• **Task to complete**
Copy each line of the material below that includes the string "size".
········
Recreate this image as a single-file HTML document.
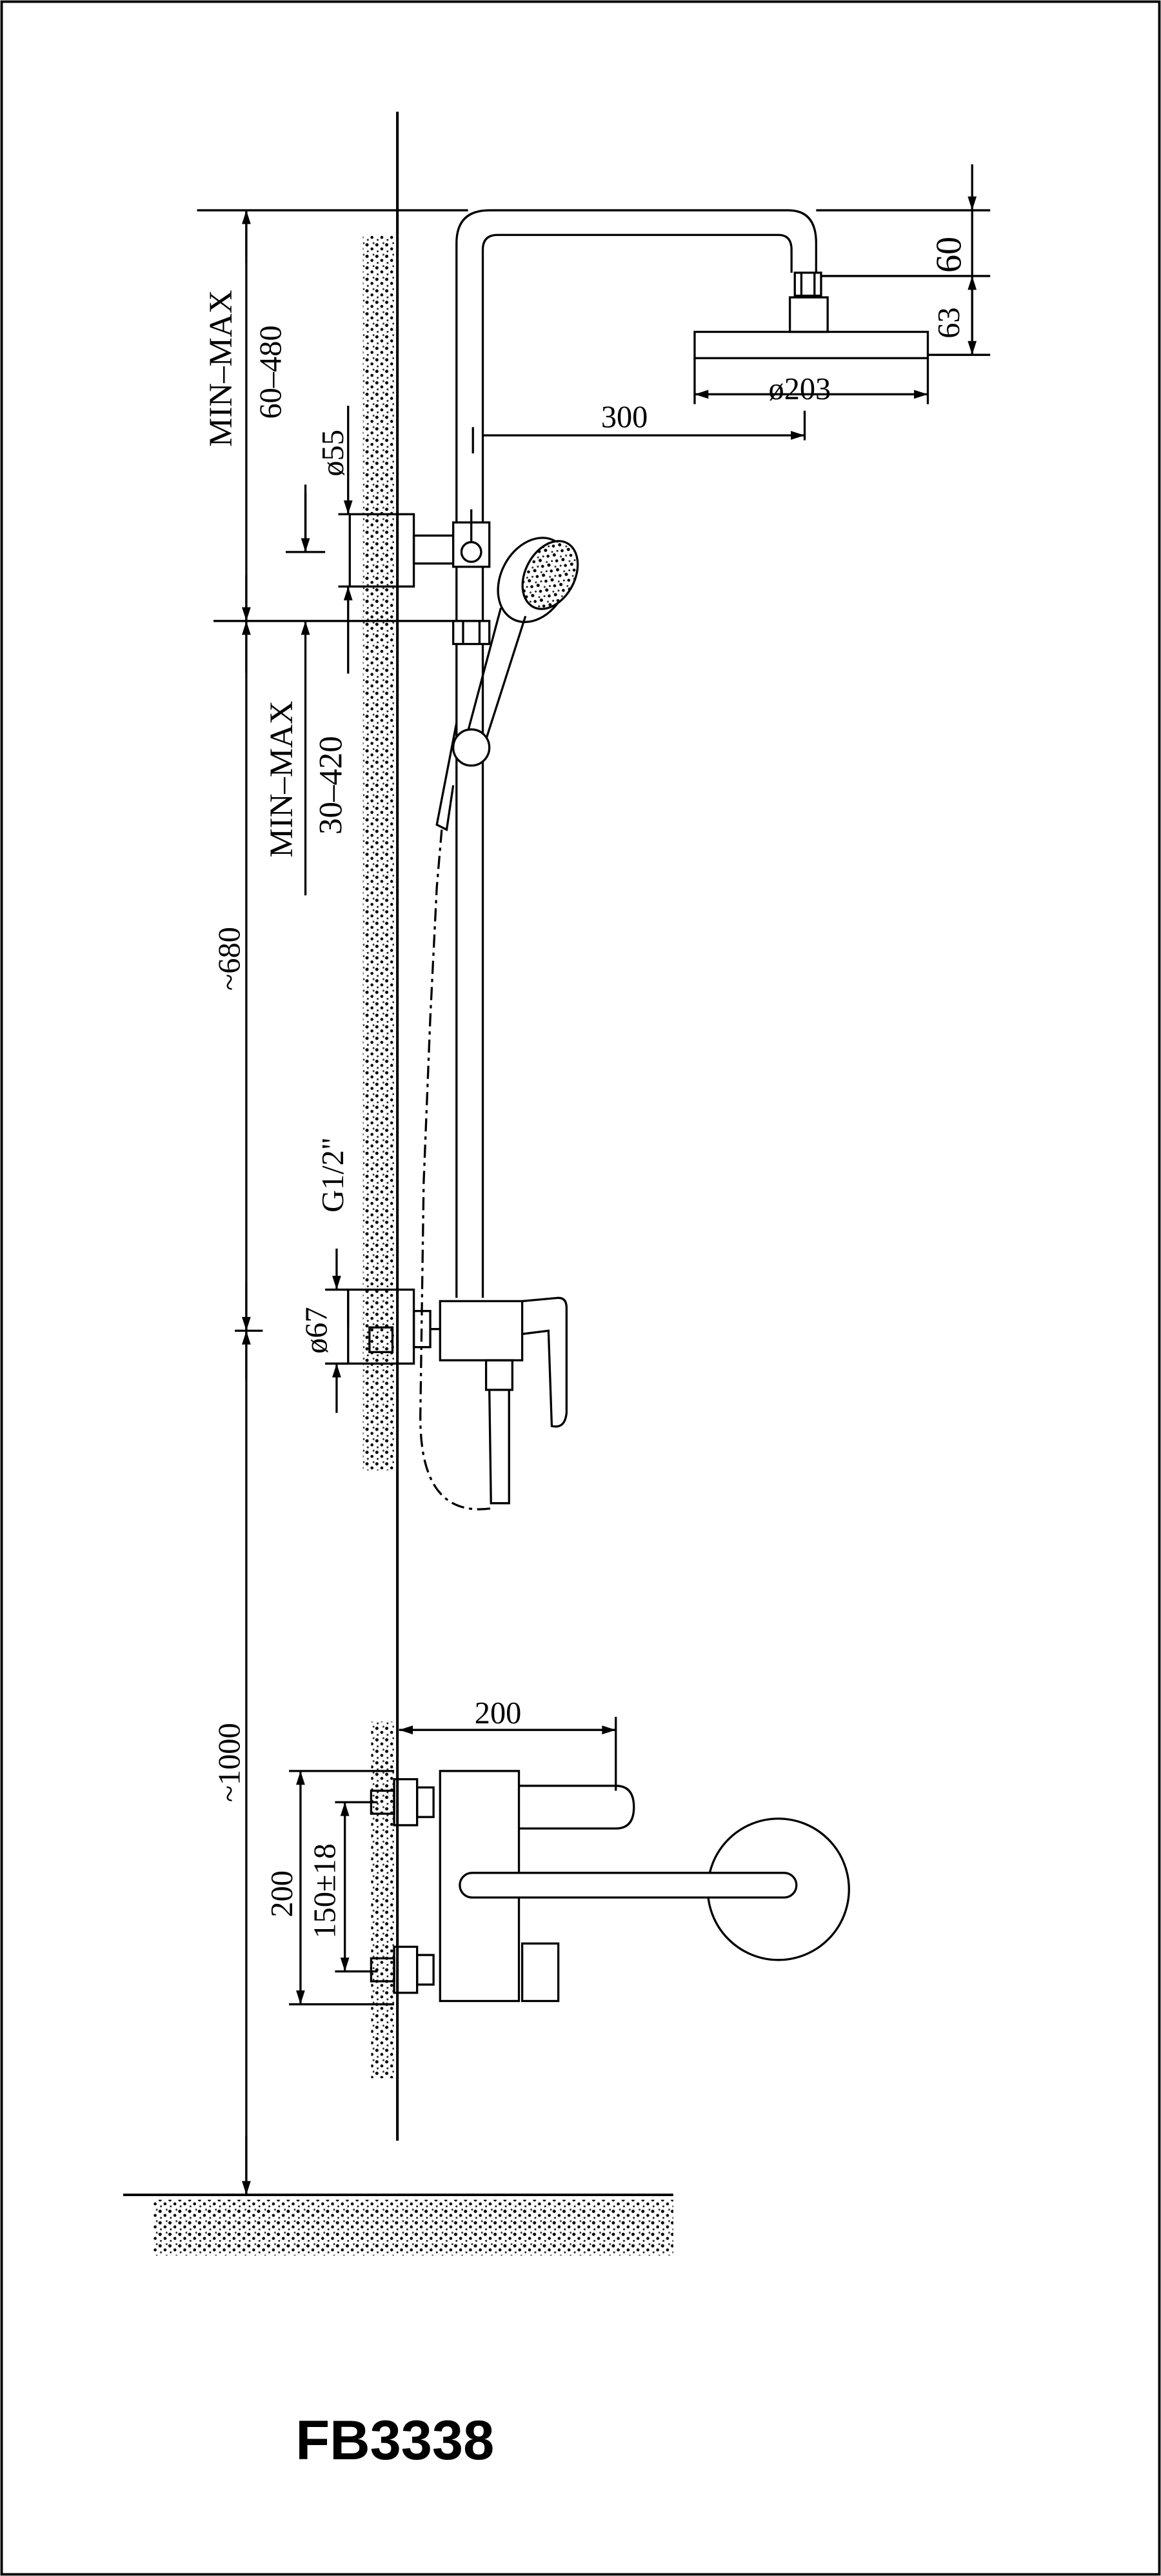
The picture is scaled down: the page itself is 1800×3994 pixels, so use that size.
<!DOCTYPE html>
<html><head><meta charset="utf-8"><style>
html,body{margin:0;padding:0;background:#fff;}
svg{display:block;}
</style></head><body>
<svg width="1800" height="3994" viewBox="0 0 707 1568" preserveAspectRatio="none" xmlns="http://www.w3.org/2000/svg" font-family="Liberation Serif, serif">
<defs>
<pattern id="st" width="6" height="7" patternUnits="userSpaceOnUse">
<rect width="6" height="7" fill="#fff"/>
<circle cx="1.5" cy="2" r="1" fill="#000"/><circle cx="4.5" cy="4.5" r="0.9" fill="#000"/><circle cx="2" cy="6" r="0.6" fill="#222"/><circle cx="5.5" cy="1" r="0.6" fill="#333"/>
</pattern>
<marker id="a" viewBox="0 0 14 10" refX="14" refY="5" markerWidth="10" markerHeight="6" markerUnits="userSpaceOnUse" orient="auto-start-reverse"><path d="M0,0.5 L14,5 L0,9.5 z" fill="#000"/></marker>
</defs>
<g fill="none" stroke="#000" stroke-width="1.3">
<rect x="1" y="1" width="705" height="1566" stroke-width="1.5"/>
<rect x="221" y="143" width="19" height="752" fill="url(#st)" stroke="none"/>
<rect x="226" y="1048" width="14" height="217" fill="url(#st)" stroke="none"/>
<line x1="242" y1="68" x2="242" y2="1303" stroke-width="1.6"/>
<rect x="93" y="1339" width="317" height="34" fill="url(#st)" stroke="none"/>
<line x1="75" y1="1336" x2="410" y2="1336" stroke-width="1.5"/>
<path d="M278,790 L278,148 Q278,128 298,128 L480,128 Q497,128 497,148 L497,166"/>
<path d="M294,790 L294,152 Q294,143 303,143 L474,143 Q482,143 482,152 L482,166"/>
<rect x="484" y="166" width="16" height="14"/>
<line x1="488" y1="166" x2="488" y2="180"/><line x1="496" y1="166" x2="496" y2="180"/>
<rect x="481" y="181" width="23" height="21"/>
<rect x="423" y="202" width="142" height="16"/>
<line x1="497" y1="128" x2="603" y2="128"/>
<line x1="500" y1="168" x2="603" y2="168"/>
<line x1="565" y1="216" x2="603" y2="216"/>
<line x1="592" y1="100" x2="592" y2="128" marker-end="url(#a)"/>
<line x1="592" y1="128" x2="592" y2="216"/>
<line x1="592" y1="200" x2="592" y2="168" marker-end="url(#a)"/>
<line x1="592" y1="200" x2="592" y2="216" marker-end="url(#a)"/>
<line x1="423" y1="218" x2="423" y2="246"/><line x1="565" y1="218" x2="565" y2="246"/>
<line x1="423" y1="240" x2="565" y2="240" marker-start="url(#a)" marker-end="url(#a)"/>
<line x1="490" y1="250" x2="490" y2="268"/>
<line x1="288" y1="260" x2="288" y2="276"/>
<line x1="294" y1="265" x2="490" y2="265" marker-end="url(#a)"/>
<line x1="120" y1="128" x2="285" y2="128"/>
<line x1="130" y1="378" x2="295" y2="378"/>
<rect x="213" y="313" width="39" height="44"/>
<line x1="206" y1="313" x2="213" y2="313"/><line x1="206" y1="357" x2="213" y2="357"/>
<rect x="252" y="326" width="24" height="17"/>
<rect x="276" y="318" width="22" height="27" fill="#fff"/>
<line x1="287" y1="310" x2="287" y2="330"/>
<circle cx="287" cy="336" r="6" fill="#fff"/>
<rect x="276" y="378" width="22" height="14" fill="#fff"/>
<line x1="282" y1="378" x2="282" y2="392"/><line x1="292" y1="378" x2="292" y2="392"/>
<ellipse cx="325" cy="353" rx="20" ry="27" transform="rotate(28 325 353)" fill="#fff"/>
<ellipse cx="335" cy="350" rx="15" ry="22" transform="rotate(28 335 350)" fill="url(#st)"/>
<line x1="305" y1="370" x2="285" y2="445"/>
<line x1="320" y1="375" x2="296" y2="450"/>
<circle cx="287" cy="455" r="11" fill="#fff"/>
<path d="M278,440 L266,502 L272,505 L276,478"/>
<path d="M269,505 L266,540 L262,620 L258,720 L256,860 Q255,925 300,918" stroke-dasharray="8,3,2,3"/>
<line x1="150" y1="128" x2="150" y2="1336"/>
<line x1="150" y1="160" x2="150" y2="128" marker-end="url(#a)"/>
<line x1="150" y1="350" x2="150" y2="378" marker-end="url(#a)"/>
<line x1="150" y1="410" x2="150" y2="378" marker-end="url(#a)"/>
<line x1="150" y1="780" x2="150" y2="810" marker-end="url(#a)"/>
<line x1="150" y1="840" x2="150" y2="810" marker-end="url(#a)"/>
<line x1="150" y1="1300" x2="150" y2="1336" marker-end="url(#a)"/>
<line x1="143" y1="810" x2="160" y2="810"/>
<line x1="186" y1="295" x2="186" y2="335"/><line x1="174" y1="336" x2="198" y2="336"/>
<line x1="186" y1="300" x2="186" y2="336" marker-end="url(#a)"/>
<line x1="186" y1="545" x2="186" y2="378" marker-end="url(#a)"/>
<line x1="212" y1="247" x2="212" y2="313" marker-end="url(#a)"/>
<line x1="212" y1="410" x2="212" y2="357" marker-end="url(#a)"/>
<rect x="212" y="785" width="40" height="45"/>
<rect x="225" y="808" width="14" height="15"/>
<rect x="252" y="798" width="10" height="22"/>
<line x1="262" y1="809" x2="268" y2="809"/>
<rect x="268" y="792" width="50" height="36"/>
<path d="M318,792 L340,790 Q345,790 345,796 L345,860 Q344,870 336,868 L334,810 L318,812"/>
<rect x="296" y="828" width="16" height="18"/>
<path d="M298,846 L299,915 L310,915 L310,846"/>
<line x1="205" y1="760" x2="205" y2="785" marker-end="url(#a)"/>
<line x1="205" y1="860" x2="205" y2="830" marker-end="url(#a)"/>
<line x1="198" y1="785" x2="212" y2="785"/><line x1="198" y1="830" x2="212" y2="830"/>
<line x1="212" y1="785" x2="212" y2="808"/>
<line x1="243" y1="1053" x2="375" y2="1053" marker-start="url(#a)" marker-end="url(#a)"/>
<line x1="375" y1="1045" x2="375" y2="1090"/>
<line x1="176" y1="1078" x2="240" y2="1078"/>
<line x1="176" y1="1220" x2="240" y2="1220"/>
<line x1="183" y1="1078" x2="183" y2="1220" marker-start="url(#a)" marker-end="url(#a)"/>
<line x1="210" y1="1097" x2="210" y2="1200" marker-start="url(#a)" marker-end="url(#a)"/>
<line x1="204" y1="1097" x2="230" y2="1097"/><line x1="204" y1="1200" x2="230" y2="1200"/>
<rect x="226" y="1090" width="14" height="14"/>
<rect x="240" y="1083" width="14" height="28"/>
<rect x="254" y="1088" width="10" height="18"/>
<rect x="226" y="1192" width="14" height="14"/>
<rect x="240" y="1185" width="14" height="28"/>
<rect x="254" y="1190" width="10" height="18"/>
<rect x="268" y="1078" width="48" height="140"/>
<path d="M316,1087 L375,1087 Q386,1087 386,1100 Q386,1113 375,1113 L316,1113"/>
<circle cx="474" cy="1150" r="43"/>
<rect x="280" y="1140" width="205" height="15" rx="7.5" fill="#fff"/>
<rect x="318" y="1183" width="22" height="35"/>
</g>
<g font-size="19" fill="#000">
<text transform="translate(141,272) rotate(-90)" font-size="20">MIN–MAX</text>
<text transform="translate(171,255) rotate(-90)">60–480</text>
<text transform="translate(178,522) rotate(-90)" font-size="20">MIN–MAX</text>
<text transform="translate(208,508) rotate(-90)" font-size="20">30–420</text>
<text transform="translate(146,603) rotate(-90)">~680</text>
<text transform="translate(146,1097) rotate(-90)">~1000</text>
<text transform="translate(209,290) rotate(-90)">ø55</text>
<text transform="translate(199,824) rotate(-90)">ø67</text>
<text transform="translate(209,738) rotate(-90)">G1/2"</text>
<text transform="translate(585,166) rotate(-90)" font-size="22">60</text>
<text transform="translate(584,206) rotate(-90)">63</text>
<text x="468" y="243">ø203</text>
<text x="366" y="260">300</text>
<text x="289" y="1049">200</text>
<text transform="translate(178,1167) rotate(-90)">200</text>
<text transform="translate(204,1180) rotate(-90)">150±18</text>
</g>
<text x="180" y="1497" style="font-family:'Liberation Sans',sans-serif;font-weight:bold;font-size:34px" fill="#000">FB3338</text>
</svg>
</body></html>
········
• **Full solution**
The picture is scaled down: the page itself is 1800×3994 pixels, so use that size.
<g font-size="19" fill="#000">
<text transform="translate(141,272) rotate(-90)" font-size="20">MIN–MAX</text>
<text transform="translate(178,522) rotate(-90)" font-size="20">MIN–MAX</text>
<text transform="translate(208,508) rotate(-90)" font-size="20">30–420</text>
<text transform="translate(585,166) rotate(-90)" font-size="22">60</text>
<text x="180" y="1497" style="font-family:'Liberation Sans',sans-serif;font-weight:bold;font-size:34px" fill="#000">FB3338</text>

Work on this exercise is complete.